- _SHORT PROBLEM_: Write out, word for word, every line from the first one through the line that holds "import plotly.graph_objects as go", and nothing else; skip the pictures.

===== RECORDED DATA

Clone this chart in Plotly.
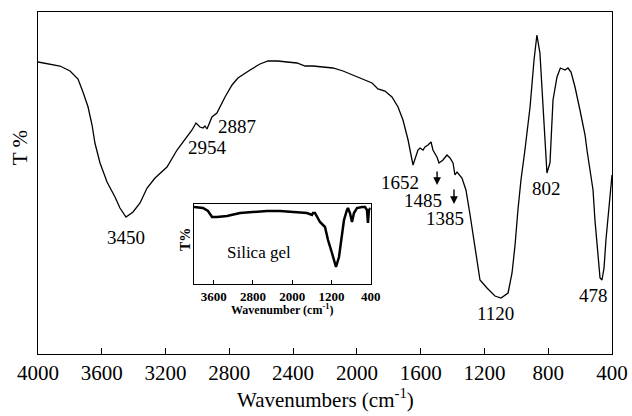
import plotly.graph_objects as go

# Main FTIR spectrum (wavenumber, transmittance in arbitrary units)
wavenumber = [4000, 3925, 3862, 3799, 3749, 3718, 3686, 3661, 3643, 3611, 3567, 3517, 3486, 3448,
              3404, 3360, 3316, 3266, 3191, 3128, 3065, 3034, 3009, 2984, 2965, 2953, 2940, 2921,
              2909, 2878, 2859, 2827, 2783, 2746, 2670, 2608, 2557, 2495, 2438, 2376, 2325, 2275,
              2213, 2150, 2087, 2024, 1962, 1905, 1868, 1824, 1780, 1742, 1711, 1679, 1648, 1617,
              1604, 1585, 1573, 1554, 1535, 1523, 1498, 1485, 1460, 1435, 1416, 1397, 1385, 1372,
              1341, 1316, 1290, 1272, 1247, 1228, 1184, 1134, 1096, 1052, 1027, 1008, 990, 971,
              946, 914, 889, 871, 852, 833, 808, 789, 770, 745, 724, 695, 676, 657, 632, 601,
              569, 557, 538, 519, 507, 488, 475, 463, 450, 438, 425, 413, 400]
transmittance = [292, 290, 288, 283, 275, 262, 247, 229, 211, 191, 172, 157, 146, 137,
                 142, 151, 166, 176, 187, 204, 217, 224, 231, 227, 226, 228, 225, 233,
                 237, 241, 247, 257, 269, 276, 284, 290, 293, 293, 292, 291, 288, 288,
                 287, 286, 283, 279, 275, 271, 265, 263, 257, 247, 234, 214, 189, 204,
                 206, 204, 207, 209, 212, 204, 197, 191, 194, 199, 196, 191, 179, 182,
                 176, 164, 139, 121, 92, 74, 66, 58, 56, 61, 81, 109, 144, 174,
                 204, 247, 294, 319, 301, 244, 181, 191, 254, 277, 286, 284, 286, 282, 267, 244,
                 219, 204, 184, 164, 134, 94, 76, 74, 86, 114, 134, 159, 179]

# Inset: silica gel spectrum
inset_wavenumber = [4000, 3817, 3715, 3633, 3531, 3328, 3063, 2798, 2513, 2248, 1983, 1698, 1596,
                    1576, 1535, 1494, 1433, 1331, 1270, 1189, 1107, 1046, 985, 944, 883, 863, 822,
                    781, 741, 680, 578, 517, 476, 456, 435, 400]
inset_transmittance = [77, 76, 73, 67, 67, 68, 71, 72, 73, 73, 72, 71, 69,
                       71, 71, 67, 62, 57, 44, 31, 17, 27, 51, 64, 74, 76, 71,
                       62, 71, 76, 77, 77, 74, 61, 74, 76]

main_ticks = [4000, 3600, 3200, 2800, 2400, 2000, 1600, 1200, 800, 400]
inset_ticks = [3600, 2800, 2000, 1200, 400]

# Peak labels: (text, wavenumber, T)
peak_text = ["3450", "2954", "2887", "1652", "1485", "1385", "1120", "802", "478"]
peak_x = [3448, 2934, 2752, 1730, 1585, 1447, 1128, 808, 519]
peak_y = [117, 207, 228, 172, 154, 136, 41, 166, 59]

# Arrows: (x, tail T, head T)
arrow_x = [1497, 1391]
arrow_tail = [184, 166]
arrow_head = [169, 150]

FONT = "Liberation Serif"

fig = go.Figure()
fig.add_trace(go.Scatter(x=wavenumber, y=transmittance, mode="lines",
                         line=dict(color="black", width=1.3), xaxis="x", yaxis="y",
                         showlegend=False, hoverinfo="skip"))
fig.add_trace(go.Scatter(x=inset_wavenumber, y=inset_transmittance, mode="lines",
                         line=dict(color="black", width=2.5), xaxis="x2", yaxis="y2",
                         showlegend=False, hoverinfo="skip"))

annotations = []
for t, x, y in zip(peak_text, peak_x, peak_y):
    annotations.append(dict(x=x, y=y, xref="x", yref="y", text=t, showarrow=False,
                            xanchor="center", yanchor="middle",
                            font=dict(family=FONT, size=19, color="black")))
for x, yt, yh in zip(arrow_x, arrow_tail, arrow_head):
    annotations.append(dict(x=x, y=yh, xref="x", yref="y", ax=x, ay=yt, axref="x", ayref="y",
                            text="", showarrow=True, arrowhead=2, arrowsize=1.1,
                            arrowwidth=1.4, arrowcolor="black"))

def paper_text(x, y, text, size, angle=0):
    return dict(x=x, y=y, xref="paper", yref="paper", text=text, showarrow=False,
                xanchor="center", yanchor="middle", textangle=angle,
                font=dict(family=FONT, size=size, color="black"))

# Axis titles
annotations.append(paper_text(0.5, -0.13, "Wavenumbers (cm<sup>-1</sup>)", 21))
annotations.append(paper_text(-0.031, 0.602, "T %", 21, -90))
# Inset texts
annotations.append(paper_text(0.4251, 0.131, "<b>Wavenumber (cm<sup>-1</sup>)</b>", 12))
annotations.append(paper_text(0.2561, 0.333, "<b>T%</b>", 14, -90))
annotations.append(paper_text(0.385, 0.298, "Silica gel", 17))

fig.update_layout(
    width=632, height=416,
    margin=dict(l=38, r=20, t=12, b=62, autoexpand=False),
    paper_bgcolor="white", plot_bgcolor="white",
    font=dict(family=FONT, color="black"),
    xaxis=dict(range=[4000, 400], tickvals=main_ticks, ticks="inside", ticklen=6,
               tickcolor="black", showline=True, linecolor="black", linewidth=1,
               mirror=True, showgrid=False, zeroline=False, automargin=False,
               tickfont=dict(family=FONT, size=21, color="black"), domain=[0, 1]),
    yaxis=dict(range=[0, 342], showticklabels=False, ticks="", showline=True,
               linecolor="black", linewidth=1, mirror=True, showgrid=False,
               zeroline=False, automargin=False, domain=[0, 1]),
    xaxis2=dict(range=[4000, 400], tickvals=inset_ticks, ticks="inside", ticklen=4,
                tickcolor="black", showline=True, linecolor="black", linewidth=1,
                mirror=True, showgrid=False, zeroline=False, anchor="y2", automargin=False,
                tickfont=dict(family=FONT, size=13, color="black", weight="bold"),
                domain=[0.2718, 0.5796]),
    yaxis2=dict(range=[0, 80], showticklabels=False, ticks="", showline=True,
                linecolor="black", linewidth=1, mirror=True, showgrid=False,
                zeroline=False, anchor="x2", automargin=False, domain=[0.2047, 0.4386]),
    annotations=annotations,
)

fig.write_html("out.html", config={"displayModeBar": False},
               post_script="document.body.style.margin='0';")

==========

- _TASK OUTPUT_:
Clone this chart in Plotly.
import plotly.graph_objects as go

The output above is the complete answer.